Metacognition, defined as the knowledge and regulation of one’s own cognitive processes, is critically important to student learning and particularly instrumental in problem-solving. Despite the importance of metacognition, much of the research has occurred in controlled research settings such that much less is known about how to help students develop metacognitive skills in classroom settings. Further, there are significant bodies of research on the role of metacognition in writing and solving math problems, but little work has been done on the role of metacognition within engineering disciplines. Metacognition is particularly important in the training and development of engineers as problem solvers.

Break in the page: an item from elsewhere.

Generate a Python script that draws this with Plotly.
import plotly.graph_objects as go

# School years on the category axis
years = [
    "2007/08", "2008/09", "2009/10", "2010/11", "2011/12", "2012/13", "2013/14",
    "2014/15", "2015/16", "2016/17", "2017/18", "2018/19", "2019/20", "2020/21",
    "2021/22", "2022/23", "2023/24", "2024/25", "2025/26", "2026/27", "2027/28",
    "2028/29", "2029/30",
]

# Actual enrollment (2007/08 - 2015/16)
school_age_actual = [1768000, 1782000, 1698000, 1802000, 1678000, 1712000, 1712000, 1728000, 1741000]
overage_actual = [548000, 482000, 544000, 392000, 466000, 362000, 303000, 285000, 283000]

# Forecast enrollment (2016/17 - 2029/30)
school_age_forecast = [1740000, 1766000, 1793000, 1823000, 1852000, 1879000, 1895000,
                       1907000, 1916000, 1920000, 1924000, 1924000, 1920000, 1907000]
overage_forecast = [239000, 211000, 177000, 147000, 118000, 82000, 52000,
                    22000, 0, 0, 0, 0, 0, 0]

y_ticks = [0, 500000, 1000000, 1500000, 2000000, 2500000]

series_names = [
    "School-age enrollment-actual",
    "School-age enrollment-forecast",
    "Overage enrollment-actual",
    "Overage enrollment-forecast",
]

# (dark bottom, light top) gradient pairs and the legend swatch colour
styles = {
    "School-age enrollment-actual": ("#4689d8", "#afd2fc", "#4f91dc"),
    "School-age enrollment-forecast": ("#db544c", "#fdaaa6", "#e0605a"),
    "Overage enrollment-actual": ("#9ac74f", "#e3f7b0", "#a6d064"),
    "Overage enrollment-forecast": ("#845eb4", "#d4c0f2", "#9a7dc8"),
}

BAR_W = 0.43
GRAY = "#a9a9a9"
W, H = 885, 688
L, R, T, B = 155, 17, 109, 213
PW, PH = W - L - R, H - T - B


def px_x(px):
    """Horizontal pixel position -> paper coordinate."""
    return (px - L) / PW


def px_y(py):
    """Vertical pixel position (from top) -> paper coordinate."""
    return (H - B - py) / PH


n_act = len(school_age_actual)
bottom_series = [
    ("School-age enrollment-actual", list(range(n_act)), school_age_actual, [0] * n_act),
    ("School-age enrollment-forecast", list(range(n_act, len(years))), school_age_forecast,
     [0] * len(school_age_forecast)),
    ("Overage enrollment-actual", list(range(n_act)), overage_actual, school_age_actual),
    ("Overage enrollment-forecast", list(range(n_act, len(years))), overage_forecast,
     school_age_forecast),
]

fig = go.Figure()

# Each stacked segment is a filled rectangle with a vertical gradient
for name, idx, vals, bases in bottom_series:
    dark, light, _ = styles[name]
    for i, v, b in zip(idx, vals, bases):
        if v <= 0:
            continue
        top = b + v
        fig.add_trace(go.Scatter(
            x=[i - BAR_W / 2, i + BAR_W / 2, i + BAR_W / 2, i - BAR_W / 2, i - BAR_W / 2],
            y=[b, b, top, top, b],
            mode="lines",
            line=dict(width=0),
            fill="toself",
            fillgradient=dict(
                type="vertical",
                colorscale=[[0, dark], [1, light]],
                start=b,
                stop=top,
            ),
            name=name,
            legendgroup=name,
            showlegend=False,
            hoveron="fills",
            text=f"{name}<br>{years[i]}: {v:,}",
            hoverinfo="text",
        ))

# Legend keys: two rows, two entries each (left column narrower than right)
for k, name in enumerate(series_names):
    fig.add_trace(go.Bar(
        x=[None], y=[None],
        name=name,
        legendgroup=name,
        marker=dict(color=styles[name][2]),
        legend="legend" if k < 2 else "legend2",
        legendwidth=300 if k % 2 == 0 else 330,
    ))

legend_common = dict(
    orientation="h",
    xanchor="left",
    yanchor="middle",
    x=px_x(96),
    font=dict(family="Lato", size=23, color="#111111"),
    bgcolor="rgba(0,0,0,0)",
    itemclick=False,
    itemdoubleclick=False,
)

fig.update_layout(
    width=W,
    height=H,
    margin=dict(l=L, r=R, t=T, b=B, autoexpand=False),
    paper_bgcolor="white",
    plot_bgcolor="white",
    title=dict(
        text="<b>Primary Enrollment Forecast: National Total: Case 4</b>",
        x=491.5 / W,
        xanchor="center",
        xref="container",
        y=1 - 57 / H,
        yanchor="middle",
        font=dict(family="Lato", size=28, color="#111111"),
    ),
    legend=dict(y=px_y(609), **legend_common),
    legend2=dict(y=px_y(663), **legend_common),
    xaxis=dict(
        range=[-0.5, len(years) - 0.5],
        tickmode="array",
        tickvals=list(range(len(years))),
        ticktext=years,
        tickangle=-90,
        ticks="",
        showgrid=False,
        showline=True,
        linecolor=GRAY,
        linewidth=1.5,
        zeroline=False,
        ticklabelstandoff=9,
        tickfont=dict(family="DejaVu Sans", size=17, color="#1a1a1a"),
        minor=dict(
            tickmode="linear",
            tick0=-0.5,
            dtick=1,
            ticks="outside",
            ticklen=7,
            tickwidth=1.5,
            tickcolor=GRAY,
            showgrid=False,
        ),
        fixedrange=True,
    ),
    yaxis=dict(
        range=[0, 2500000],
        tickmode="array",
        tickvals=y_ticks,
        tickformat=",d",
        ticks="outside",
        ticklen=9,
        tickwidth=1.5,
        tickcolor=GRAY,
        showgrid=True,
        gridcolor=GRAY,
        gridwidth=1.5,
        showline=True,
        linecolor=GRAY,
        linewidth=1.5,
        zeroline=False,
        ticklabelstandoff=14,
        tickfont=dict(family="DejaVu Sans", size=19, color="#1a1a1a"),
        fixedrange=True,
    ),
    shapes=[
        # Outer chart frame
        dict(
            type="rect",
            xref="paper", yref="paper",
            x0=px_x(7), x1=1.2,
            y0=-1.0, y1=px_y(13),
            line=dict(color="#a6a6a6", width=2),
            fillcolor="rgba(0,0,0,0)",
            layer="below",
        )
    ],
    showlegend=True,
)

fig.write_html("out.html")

The purpose of this project is to generate transferable tools which can be used to teach and evaluate undergraduate engineering students’ metacognitive skills. To accomplish this, we are working through a three-phase project in which we pilot a metacognitive intervention in one context, translate the intervention to a new context, and share the intervention and provide training on how to use it. This paper reports on the outcomes from Phase 1, which is focused on the development and pilot implementation of metacognitive interventions for a sophomore engineering course at a small undergraduate-focused engineering school and assessing student’s metacognitive development. The intervention made up of six modules containing paired training videos on metacognitive knowledge and awareness, contextualized in-class activities, and metacognitive assignments that provide opportunities to practice metacognitive regulation. In Phase 2, we will use the research outcomes from Phase 1 to revise the intervention and translate it to a second engineering education context, a freshman course at a large comprehensive state land-grant university.

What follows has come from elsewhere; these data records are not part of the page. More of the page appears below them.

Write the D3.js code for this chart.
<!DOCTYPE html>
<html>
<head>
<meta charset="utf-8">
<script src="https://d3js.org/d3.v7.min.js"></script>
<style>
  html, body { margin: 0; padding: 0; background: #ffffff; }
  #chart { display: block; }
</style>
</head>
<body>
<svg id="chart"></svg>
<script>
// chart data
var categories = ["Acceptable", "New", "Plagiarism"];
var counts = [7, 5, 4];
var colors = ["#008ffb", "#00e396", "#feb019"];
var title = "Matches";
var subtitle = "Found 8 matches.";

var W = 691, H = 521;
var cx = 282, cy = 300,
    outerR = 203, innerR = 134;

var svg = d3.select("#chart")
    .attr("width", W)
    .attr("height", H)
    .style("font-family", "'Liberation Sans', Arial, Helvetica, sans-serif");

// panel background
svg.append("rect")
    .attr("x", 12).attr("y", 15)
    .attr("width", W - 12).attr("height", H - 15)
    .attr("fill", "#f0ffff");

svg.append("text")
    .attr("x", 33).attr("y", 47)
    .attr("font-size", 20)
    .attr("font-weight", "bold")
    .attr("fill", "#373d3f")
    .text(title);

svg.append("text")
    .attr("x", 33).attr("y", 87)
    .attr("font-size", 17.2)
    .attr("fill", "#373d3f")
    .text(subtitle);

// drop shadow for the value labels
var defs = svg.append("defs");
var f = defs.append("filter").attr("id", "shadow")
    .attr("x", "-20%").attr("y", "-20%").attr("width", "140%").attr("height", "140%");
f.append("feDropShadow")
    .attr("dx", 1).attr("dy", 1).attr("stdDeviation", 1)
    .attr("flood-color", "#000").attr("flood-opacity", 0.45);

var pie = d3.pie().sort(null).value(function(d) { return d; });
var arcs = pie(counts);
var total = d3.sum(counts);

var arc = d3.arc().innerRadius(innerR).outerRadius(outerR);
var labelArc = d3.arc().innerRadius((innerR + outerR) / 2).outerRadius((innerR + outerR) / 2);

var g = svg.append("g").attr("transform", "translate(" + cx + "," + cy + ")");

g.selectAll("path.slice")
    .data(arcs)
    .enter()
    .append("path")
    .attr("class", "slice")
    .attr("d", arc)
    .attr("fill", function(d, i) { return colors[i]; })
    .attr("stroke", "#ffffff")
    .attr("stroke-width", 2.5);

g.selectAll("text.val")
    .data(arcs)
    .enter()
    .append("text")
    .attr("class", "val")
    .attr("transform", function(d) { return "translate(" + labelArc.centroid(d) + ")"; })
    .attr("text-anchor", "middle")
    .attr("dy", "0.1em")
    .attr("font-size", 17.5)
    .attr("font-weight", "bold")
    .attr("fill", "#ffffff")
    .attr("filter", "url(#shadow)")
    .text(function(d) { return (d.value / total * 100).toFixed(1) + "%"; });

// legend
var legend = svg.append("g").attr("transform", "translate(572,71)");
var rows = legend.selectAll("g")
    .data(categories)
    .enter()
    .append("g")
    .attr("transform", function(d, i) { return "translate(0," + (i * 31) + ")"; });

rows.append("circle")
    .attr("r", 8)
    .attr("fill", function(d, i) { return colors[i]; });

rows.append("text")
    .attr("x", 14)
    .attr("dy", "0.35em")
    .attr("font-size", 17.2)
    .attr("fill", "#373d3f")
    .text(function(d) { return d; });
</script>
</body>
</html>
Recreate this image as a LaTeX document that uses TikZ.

We measure students’ metacognitive development through pre- and post- interviews and surveys, that is, early in the term and late in the term after most of the interventions, and through analysis of students’ responses on post video questions, in-class activities, and metacogntive assignments. The assignments are designed to promote student metacogntive awareness and help them practice metacognitive regulation.
Our initial analysis of the data demonstrates several themes. While students seem to have more sophisticated views of what learning is, e.g., being able to apply knowledge to new or real-world problems, the strategies they rely on do not promote such deeper learning. In the pilot course they primarily rely on example, practice, and homework problems. Many students also reference reviewing their notes. These are rehearsal strategies focused on memorization of particular solution processes and pattern matching. This sets students up for an illusion of comprehension where they confuse familiarity with understanding. As students work on problems they are committed to working alone or at least first working problems on their own before checking or seeking help. This is a positive approach, but perhaps is confounded by poor monitoring strategies that do not accurately assess their real understanding. Students show movement to more elaborative and organizational study strategies, which promote deeper learning, in their responses to intervention assignments.